An interview between Ellen DeGeneres and Kiera Knightley started a debate on whether certain Disney princess films portray women in a negative light.

Knightley said she had banned her daughter from watching older Disney princess films such as Cinderella and The Little Mermaid.

She disapproved of the fact that Cinderella “waits around for a rich guy to rescue her” and believes women should rescue themselves.

Speaking of The Little Mermaid, Knightley said she did not agree with the fact that the lead princess gives up her voice for a man.

Knightley is not the only star to share their disapproval of the values the earlier Disney films supposedly promote. Actress Kristen Bell, who voiced Princess Anna in Disney’s Frozen, has stated that when watching Snow White she makes sure her daughters know about the issue of consent regarding the scene where the prince kisses Snow White while she’s asleep.

On social media, people have been quick to give their views.

Writing on Twitter, Hollie Kenney said: “I grew up on them and my opinions of them have changed over time. The classic ones did have bad role models but recently they have been stronger women. I don’t think kids watching them causes any harm though and it’s the parents’ decision at the end of the day.”

Sally Wadhwa said she does not ban Disney films but makes sure her daughter also get positive messages about the role of women in society.

She said: “Girls can grow to be warriors/scientists/teachers/inventors. My four-year-old is like a sponge, I want her to be inspired.”
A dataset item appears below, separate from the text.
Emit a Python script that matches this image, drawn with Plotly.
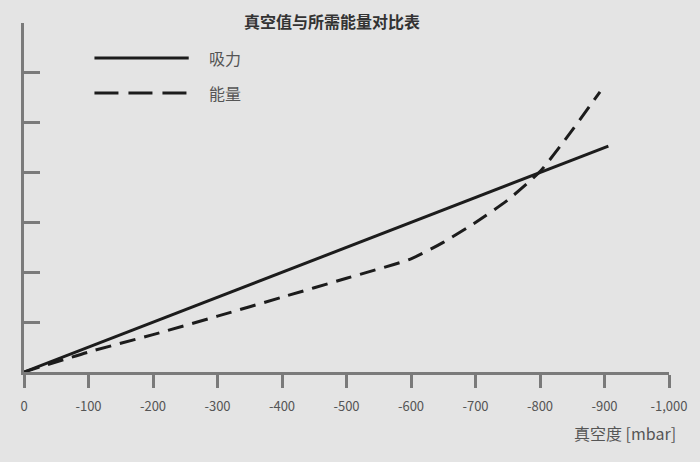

But Twitter user Vicki Harrison Neves praised the new wave of Disney princesses such as Moana, saying they have “much stronger characters” and do not rely on a prince to save them.

Another parent, Charmaine Davies, claimed the idea of banning kids from watching was ridiculous.,

"Kids like the songs and the colours!  I call my partner a handsome prince. But I still pay my bills, work and am totally independent!,” she wrote.

Nicole OLoughlin believes the debate holds an important message about feminism: “I also think it brings into question what type of femininity is accepted by a feminist perspective. A lot of feminists at the moment are quick to name the classic Disney princesses as anti-feminist and I really think we need to evaluate this idea.”